◆ WRITTEN TASK ◆
Each line containing the word "this" must be reported.
[Begin]
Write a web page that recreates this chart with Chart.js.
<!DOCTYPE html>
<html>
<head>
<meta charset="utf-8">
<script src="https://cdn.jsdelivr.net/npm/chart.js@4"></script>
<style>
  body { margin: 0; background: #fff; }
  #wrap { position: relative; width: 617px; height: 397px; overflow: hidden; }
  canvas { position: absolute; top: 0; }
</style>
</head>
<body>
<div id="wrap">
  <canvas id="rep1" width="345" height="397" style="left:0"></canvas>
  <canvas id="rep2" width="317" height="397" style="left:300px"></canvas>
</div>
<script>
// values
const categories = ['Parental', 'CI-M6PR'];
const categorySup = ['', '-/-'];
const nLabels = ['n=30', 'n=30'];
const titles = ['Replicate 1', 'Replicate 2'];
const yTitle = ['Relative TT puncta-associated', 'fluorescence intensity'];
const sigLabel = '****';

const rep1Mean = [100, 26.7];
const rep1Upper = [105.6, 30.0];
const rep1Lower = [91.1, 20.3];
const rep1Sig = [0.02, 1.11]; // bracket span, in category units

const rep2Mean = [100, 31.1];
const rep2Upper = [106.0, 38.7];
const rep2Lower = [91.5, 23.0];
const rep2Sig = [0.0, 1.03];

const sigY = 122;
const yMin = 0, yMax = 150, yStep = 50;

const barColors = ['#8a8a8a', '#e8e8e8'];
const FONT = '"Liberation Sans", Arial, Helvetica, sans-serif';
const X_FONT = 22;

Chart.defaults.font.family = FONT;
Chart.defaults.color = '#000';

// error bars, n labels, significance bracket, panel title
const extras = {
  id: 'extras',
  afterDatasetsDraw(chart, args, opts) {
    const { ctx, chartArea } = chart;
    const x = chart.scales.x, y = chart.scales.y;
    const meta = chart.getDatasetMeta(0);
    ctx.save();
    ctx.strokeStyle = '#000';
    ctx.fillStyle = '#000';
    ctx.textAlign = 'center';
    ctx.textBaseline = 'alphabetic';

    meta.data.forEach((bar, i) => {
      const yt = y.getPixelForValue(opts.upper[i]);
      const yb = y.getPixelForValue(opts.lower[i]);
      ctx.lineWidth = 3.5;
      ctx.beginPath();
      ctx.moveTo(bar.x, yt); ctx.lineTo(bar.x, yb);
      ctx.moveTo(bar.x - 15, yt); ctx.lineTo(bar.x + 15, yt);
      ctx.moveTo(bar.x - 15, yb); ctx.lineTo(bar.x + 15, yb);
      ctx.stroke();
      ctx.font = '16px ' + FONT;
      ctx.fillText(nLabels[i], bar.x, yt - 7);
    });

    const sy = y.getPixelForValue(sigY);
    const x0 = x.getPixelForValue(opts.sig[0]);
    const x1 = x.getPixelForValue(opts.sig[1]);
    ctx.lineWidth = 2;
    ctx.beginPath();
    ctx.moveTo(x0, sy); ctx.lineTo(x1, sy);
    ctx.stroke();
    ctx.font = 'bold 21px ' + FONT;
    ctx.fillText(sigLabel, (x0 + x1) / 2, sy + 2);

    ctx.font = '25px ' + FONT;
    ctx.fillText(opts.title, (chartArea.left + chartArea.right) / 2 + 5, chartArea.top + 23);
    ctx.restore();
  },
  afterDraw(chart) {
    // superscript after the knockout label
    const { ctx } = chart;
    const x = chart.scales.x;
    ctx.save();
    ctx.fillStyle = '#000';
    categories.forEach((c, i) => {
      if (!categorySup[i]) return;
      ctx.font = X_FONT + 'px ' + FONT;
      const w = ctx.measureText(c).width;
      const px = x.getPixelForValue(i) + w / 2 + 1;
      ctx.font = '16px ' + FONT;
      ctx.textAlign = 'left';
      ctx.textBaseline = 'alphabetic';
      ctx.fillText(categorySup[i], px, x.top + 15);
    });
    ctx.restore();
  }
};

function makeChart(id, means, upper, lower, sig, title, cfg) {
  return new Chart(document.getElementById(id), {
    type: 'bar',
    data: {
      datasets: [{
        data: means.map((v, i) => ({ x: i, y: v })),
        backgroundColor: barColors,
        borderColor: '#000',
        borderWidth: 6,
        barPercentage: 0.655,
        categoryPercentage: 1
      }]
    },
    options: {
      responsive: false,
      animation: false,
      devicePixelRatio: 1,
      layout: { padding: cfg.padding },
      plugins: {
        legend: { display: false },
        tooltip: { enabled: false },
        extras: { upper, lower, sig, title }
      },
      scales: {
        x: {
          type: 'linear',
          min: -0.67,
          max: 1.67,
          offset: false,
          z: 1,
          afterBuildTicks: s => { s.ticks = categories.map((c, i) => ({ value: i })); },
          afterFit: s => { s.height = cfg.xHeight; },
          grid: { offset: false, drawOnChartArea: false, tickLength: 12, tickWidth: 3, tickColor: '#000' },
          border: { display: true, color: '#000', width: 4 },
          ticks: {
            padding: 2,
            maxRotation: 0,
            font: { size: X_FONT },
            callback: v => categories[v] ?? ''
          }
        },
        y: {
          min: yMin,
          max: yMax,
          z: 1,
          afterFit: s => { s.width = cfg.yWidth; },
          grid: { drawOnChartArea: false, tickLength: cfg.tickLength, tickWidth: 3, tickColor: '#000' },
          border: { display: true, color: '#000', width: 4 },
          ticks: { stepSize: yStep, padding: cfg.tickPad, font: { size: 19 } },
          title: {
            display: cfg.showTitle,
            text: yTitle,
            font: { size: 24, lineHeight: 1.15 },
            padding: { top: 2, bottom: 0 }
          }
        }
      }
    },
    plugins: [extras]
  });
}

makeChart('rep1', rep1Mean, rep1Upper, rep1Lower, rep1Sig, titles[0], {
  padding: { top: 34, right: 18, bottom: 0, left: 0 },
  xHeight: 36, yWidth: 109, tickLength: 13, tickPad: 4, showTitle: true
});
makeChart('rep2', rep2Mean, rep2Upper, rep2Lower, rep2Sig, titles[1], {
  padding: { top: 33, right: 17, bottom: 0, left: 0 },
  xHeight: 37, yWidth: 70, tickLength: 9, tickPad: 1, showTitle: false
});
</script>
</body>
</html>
[End]
[Begin]
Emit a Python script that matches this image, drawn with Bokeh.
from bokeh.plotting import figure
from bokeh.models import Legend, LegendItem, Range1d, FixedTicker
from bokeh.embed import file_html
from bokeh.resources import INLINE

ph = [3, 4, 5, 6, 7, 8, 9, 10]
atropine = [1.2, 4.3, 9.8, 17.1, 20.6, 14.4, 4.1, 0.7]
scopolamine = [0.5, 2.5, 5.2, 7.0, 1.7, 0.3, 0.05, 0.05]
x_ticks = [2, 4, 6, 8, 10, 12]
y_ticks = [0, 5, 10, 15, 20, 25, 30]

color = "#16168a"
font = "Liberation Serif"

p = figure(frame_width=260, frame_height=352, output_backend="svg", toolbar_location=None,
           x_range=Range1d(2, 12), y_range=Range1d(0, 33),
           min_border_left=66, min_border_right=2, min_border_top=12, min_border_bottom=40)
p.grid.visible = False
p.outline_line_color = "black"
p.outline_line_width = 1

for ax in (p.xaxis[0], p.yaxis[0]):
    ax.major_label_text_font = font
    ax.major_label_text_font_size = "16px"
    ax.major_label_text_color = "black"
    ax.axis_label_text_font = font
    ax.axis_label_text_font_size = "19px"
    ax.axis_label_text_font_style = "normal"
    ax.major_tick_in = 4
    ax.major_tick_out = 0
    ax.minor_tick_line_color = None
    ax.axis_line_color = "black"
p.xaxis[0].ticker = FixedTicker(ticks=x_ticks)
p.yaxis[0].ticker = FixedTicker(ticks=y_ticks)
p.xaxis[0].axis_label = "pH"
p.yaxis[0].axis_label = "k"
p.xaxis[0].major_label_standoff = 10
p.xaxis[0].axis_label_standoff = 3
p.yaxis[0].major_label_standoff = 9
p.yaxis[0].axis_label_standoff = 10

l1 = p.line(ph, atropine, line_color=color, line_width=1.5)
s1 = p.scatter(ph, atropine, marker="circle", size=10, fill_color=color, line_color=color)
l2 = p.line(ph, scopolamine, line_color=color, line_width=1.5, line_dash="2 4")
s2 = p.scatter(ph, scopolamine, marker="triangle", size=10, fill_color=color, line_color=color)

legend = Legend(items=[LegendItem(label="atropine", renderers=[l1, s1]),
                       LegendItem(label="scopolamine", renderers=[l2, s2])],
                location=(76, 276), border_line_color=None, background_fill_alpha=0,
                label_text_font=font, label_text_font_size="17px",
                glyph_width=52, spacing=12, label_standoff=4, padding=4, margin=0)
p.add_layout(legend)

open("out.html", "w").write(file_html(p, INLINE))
[End]
◆ PROBLEM SOLUTION ◆
Write a web page that recreates this chart with Chart.js.
Emit a Python script that matches this image, drawn with Bokeh.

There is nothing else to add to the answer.